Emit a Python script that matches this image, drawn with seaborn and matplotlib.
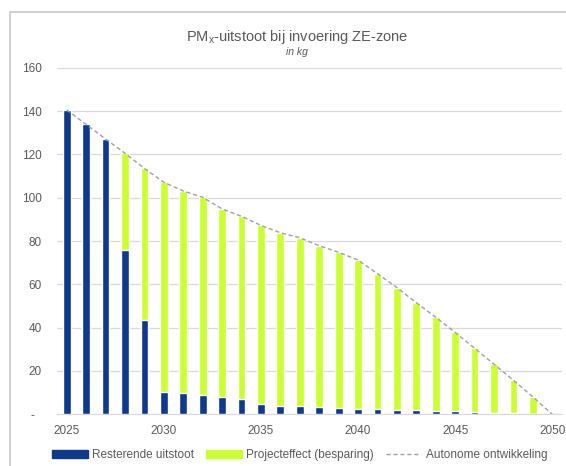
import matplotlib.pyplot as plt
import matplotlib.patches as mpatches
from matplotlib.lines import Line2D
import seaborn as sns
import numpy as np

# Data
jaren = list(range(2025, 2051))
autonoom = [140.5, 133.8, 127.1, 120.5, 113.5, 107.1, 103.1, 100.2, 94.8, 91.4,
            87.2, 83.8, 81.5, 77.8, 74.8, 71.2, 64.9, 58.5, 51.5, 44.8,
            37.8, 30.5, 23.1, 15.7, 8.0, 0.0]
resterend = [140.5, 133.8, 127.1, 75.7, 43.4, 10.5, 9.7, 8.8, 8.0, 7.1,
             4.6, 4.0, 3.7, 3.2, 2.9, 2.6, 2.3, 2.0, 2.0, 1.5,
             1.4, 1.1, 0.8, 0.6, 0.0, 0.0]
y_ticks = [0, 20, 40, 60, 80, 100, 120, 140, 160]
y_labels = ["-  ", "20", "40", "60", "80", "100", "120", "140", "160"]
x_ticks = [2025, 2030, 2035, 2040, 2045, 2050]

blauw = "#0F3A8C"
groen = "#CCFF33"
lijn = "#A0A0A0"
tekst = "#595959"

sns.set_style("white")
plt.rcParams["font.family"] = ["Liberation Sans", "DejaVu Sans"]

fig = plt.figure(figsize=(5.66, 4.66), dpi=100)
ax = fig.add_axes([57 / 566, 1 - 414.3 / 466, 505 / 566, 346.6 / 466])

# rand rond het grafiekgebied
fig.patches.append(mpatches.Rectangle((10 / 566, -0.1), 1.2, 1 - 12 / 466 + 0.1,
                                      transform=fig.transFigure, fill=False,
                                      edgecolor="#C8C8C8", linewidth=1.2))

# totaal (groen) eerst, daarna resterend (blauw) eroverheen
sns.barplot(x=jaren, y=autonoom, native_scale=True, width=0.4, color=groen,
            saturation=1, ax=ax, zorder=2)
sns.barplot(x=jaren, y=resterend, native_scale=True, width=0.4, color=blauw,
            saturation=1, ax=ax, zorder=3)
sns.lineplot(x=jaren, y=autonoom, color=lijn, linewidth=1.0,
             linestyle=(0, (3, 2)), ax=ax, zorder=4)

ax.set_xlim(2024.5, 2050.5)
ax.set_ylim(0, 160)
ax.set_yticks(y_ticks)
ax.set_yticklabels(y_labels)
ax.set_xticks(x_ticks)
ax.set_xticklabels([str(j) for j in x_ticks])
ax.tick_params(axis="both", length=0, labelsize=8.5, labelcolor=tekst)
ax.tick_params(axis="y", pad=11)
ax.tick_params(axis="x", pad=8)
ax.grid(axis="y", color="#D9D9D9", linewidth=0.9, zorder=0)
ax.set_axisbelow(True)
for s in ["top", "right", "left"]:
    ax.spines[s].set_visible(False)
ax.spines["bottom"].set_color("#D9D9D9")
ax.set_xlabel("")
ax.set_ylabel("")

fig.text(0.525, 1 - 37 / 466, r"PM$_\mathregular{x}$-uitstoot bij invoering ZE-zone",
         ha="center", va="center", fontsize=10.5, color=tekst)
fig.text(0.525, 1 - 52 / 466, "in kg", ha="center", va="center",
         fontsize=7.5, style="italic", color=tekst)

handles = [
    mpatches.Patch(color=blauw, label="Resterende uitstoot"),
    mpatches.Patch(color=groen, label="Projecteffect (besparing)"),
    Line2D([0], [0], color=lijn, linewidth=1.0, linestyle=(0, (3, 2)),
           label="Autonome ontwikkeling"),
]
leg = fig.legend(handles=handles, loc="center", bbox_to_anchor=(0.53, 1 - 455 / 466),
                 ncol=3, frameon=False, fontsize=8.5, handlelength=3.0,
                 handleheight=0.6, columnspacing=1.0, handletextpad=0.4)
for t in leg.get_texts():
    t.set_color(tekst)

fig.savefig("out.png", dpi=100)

-=-=-

Given request:
Starting at the top of the listing above, reproduce each line up to and including the one with "linestyle=(0, (3, 2)), ax=ax, zorder=4)"; omit the pictures.

Result of the exercise:
Emit a Python script that matches this image, drawn with seaborn and matplotlib.
import matplotlib.pyplot as plt
import matplotlib.patches as mpatches
from matplotlib.lines import Line2D
import seaborn as sns
import numpy as np

# Data
jaren = list(range(2025, 2051))
autonoom = [140.5, 133.8, 127.1, 120.5, 113.5, 107.1, 103.1, 100.2, 94.8, 91.4,
            87.2, 83.8, 81.5, 77.8, 74.8, 71.2, 64.9, 58.5, 51.5, 44.8,
            37.8, 30.5, 23.1, 15.7, 8.0, 0.0]
resterend = [140.5, 133.8, 127.1, 75.7, 43.4, 10.5, 9.7, 8.8, 8.0, 7.1,
             4.6, 4.0, 3.7, 3.2, 2.9, 2.6, 2.3, 2.0, 2.0, 1.5,
             1.4, 1.1, 0.8, 0.6, 0.0, 0.0]
y_ticks = [0, 20, 40, 60, 80, 100, 120, 140, 160]
y_labels = ["-  ", "20", "40", "60", "80", "100", "120", "140", "160"]
x_ticks = [2025, 2030, 2035, 2040, 2045, 2050]

blauw = "#0F3A8C"
groen = "#CCFF33"
lijn = "#A0A0A0"
tekst = "#595959"

sns.set_style("white")
plt.rcParams["font.family"] = ["Liberation Sans", "DejaVu Sans"]

fig = plt.figure(figsize=(5.66, 4.66), dpi=100)
ax = fig.add_axes([57 / 566, 1 - 414.3 / 466, 505 / 566, 346.6 / 466])

# rand rond het grafiekgebied
fig.patches.append(mpatches.Rectangle((10 / 566, -0.1), 1.2, 1 - 12 / 466 + 0.1,
                                      transform=fig.transFigure, fill=False,
                                      edgecolor="#C8C8C8", linewidth=1.2))

# totaal (groen) eerst, daarna resterend (blauw) eroverheen
sns.barplot(x=jaren, y=autonoom, native_scale=True, width=0.4, color=groen,
            saturation=1, ax=ax, zorder=2)
sns.barplot(x=jaren, y=resterend, native_scale=True, width=0.4, color=blauw,
            saturation=1, ax=ax, zorder=3)
sns.lineplot(x=jaren, y=autonoom, color=lijn, linewidth=1.0,
             linestyle=(0, (3, 2)), ax=ax, zorder=4)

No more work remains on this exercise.